## DATA BLOCK
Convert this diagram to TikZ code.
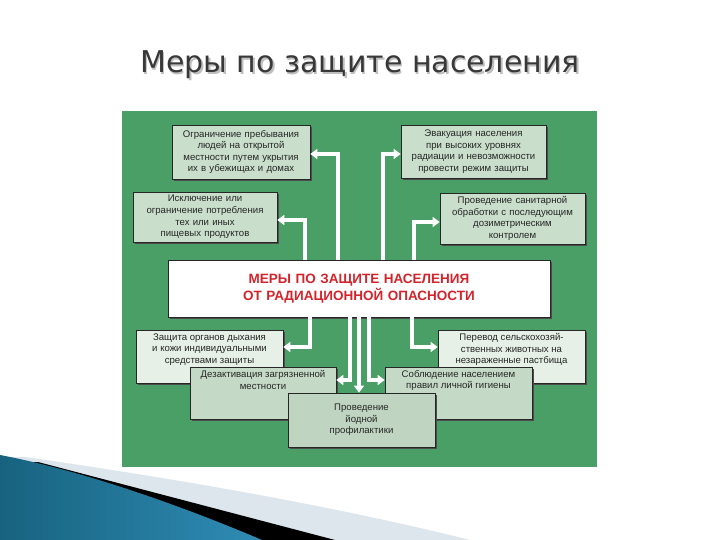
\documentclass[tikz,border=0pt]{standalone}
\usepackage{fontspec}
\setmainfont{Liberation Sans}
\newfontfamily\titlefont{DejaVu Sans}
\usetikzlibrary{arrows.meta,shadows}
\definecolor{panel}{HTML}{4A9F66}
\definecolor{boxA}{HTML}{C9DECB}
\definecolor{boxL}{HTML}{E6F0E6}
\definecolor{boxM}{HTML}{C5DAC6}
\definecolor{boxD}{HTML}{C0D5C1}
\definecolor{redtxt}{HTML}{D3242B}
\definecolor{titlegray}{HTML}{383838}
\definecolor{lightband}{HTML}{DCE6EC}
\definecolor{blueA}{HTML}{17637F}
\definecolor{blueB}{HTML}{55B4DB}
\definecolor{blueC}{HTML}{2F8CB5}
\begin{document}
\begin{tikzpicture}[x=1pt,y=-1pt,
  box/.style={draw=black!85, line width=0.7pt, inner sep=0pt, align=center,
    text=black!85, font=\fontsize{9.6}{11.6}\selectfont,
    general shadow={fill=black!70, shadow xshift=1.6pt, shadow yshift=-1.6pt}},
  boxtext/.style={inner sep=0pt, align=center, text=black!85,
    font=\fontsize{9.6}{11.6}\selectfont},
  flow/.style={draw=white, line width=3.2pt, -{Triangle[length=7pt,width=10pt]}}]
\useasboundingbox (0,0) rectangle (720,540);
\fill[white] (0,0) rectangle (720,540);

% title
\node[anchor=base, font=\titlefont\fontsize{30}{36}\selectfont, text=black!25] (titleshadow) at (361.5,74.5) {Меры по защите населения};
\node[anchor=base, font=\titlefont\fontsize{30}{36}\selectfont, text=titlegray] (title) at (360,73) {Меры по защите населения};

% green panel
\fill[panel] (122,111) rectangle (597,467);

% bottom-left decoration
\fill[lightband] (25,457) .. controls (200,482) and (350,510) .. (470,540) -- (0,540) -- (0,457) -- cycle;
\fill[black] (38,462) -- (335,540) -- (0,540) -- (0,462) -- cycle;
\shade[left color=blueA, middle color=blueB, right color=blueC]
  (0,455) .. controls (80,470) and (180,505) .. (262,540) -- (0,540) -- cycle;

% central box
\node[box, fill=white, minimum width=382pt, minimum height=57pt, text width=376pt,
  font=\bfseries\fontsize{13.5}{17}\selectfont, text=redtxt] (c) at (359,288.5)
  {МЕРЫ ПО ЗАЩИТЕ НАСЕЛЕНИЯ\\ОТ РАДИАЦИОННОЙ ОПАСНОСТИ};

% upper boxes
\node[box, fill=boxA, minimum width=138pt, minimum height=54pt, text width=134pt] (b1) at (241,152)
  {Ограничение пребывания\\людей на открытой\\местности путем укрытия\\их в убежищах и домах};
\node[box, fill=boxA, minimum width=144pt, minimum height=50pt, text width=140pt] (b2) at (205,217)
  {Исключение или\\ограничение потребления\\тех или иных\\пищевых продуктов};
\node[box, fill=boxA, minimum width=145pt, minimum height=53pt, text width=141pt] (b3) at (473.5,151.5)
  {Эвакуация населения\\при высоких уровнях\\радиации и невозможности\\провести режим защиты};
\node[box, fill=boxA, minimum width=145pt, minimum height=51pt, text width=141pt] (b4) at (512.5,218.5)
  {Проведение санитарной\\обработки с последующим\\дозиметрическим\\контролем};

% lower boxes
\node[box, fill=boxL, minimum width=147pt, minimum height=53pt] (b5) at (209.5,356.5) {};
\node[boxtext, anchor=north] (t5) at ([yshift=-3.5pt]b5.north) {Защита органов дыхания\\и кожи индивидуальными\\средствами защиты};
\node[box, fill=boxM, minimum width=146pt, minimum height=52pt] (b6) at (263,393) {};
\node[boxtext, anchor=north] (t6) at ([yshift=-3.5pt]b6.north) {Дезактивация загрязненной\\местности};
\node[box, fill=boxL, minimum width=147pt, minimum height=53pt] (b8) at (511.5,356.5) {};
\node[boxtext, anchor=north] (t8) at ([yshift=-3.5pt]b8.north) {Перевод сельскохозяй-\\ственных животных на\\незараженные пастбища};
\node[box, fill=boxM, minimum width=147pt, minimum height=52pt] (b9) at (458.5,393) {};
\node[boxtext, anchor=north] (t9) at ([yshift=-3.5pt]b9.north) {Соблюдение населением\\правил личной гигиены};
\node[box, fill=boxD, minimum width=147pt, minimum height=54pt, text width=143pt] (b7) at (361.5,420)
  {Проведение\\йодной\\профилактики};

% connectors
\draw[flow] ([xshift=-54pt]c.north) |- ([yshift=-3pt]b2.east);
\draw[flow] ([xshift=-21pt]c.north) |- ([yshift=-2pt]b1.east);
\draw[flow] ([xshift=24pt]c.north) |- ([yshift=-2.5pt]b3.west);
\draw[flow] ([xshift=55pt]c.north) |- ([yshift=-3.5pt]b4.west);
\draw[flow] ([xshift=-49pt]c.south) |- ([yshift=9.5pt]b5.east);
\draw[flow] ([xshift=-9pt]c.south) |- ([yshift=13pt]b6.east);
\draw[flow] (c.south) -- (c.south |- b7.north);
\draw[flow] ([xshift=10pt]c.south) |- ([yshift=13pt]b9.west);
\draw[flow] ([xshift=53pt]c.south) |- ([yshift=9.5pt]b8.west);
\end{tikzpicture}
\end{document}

## TASK
Images in the data above are to be skipped. Retype all other material exactly.

## ANSWER FOR THIS EXERCISE
Convert this diagram to TikZ code.
\documentclass[tikz,border=0pt]{standalone}
\usepackage{fontspec}
\setmainfont{Liberation Sans}
\newfontfamily\titlefont{DejaVu Sans}
\usetikzlibrary{arrows.meta,shadows}
\definecolor{panel}{HTML}{4A9F66}
\definecolor{boxA}{HTML}{C9DECB}
\definecolor{boxL}{HTML}{E6F0E6}
\definecolor{boxM}{HTML}{C5DAC6}
\definecolor{boxD}{HTML}{C0D5C1}
\definecolor{redtxt}{HTML}{D3242B}
\definecolor{titlegray}{HTML}{383838}
\definecolor{lightband}{HTML}{DCE6EC}
\definecolor{blueA}{HTML}{17637F}
\definecolor{blueB}{HTML}{55B4DB}
\definecolor{blueC}{HTML}{2F8CB5}
\begin{document}
\begin{tikzpicture}[x=1pt,y=-1pt,
  box/.style={draw=black!85, line width=0.7pt, inner sep=0pt, align=center,
    text=black!85, font=\fontsize{9.6}{11.6}\selectfont,
    general shadow={fill=black!70, shadow xshift=1.6pt, shadow yshift=-1.6pt}},
  boxtext/.style={inner sep=0pt, align=center, text=black!85,
    font=\fontsize{9.6}{11.6}\selectfont},
  flow/.style={draw=white, line width=3.2pt, -{Triangle[length=7pt,width=10pt]}}]
\useasboundingbox (0,0) rectangle (720,540);
\fill[white] (0,0) rectangle (720,540);

% title
\node[anchor=base, font=\titlefont\fontsize{30}{36}\selectfont, text=black!25] (titleshadow) at (361.5,74.5) {Меры по защите населения};
\node[anchor=base, font=\titlefont\fontsize{30}{36}\selectfont, text=titlegray] (title) at (360,73) {Меры по защите населения};

% green panel
\fill[panel] (122,111) rectangle (597,467);

% bottom-left decoration
\fill[lightband] (25,457) .. controls (200,482) and (350,510) .. (470,540) -- (0,540) -- (0,457) -- cycle;
\fill[black] (38,462) -- (335,540) -- (0,540) -- (0,462) -- cycle;
\shade[left color=blueA, middle color=blueB, right color=blueC]
  (0,455) .. controls (80,470) and (180,505) .. (262,540) -- (0,540) -- cycle;

% central box
\node[box, fill=white, minimum width=382pt, minimum height=57pt, text width=376pt,
  font=\bfseries\fontsize{13.5}{17}\selectfont, text=redtxt] (c) at (359,288.5)
  {МЕРЫ ПО ЗАЩИТЕ НАСЕЛЕНИЯ\\ОТ РАДИАЦИОННОЙ ОПАСНОСТИ};

% upper boxes
\node[box, fill=boxA, minimum width=138pt, minimum height=54pt, text width=134pt] (b1) at (241,152)
  {Ограничение пребывания\\людей на открытой\\местности путем укрытия\\их в убежищах и домах};
\node[box, fill=boxA, minimum width=144pt, minimum height=50pt, text width=140pt] (b2) at (205,217)
  {Исключение или\\ограничение потребления\\тех или иных\\пищевых продуктов};
\node[box, fill=boxA, minimum width=145pt, minimum height=53pt, text width=141pt] (b3) at (473.5,151.5)
  {Эвакуация населения\\при высоких уровнях\\радиации и невозможности\\провести режим защиты};
\node[box, fill=boxA, minimum width=145pt, minimum height=51pt, text width=141pt] (b4) at (512.5,218.5)
  {Проведение санитарной\\обработки с последующим\\дозиметрическим\\контролем};

% lower boxes
\node[box, fill=boxL, minimum width=147pt, minimum height=53pt] (b5) at (209.5,356.5) {};
\node[boxtext, anchor=north] (t5) at ([yshift=-3.5pt]b5.north) {Защита органов дыхания\\и кожи индивидуальными\\средствами защиты};
\node[box, fill=boxM, minimum width=146pt, minimum height=52pt] (b6) at (263,393) {};
\node[boxtext, anchor=north] (t6) at ([yshift=-3.5pt]b6.north) {Дезактивация загрязненной\\местности};
\node[box, fill=boxL, minimum width=147pt, minimum height=53pt] (b8) at (511.5,356.5) {};
\node[boxtext, anchor=north] (t8) at ([yshift=-3.5pt]b8.north) {Перевод сельскохозяй-\\ственных животных на\\незараженные пастбища};
\node[box, fill=boxM, minimum width=147pt, minimum height=52pt] (b9) at (458.5,393) {};
\node[boxtext, anchor=north] (t9) at ([yshift=-3.5pt]b9.north) {Соблюдение населением\\правил личной гигиены};
\node[box, fill=boxD, minimum width=147pt, minimum height=54pt, text width=143pt] (b7) at (361.5,420)
  {Проведение\\йодной\\профилактики};

% connectors
\draw[flow] ([xshift=-54pt]c.north) |- ([yshift=-3pt]b2.east);
\draw[flow] ([xshift=-21pt]c.north) |- ([yshift=-2pt]b1.east);
\draw[flow] ([xshift=24pt]c.north) |- ([yshift=-2.5pt]b3.west);
\draw[flow] ([xshift=55pt]c.north) |- ([yshift=-3.5pt]b4.west);
\draw[flow] ([xshift=-49pt]c.south) |- ([yshift=9.5pt]b5.east);
\draw[flow] ([xshift=-9pt]c.south) |- ([yshift=13pt]b6.east);
\draw[flow] (c.south) -- (c.south |- b7.north);
\draw[flow] ([xshift=10pt]c.south) |- ([yshift=13pt]b9.west);
\draw[flow] ([xshift=53pt]c.south) |- ([yshift=9.5pt]b8.west);
\end{tikzpicture}
\end{document}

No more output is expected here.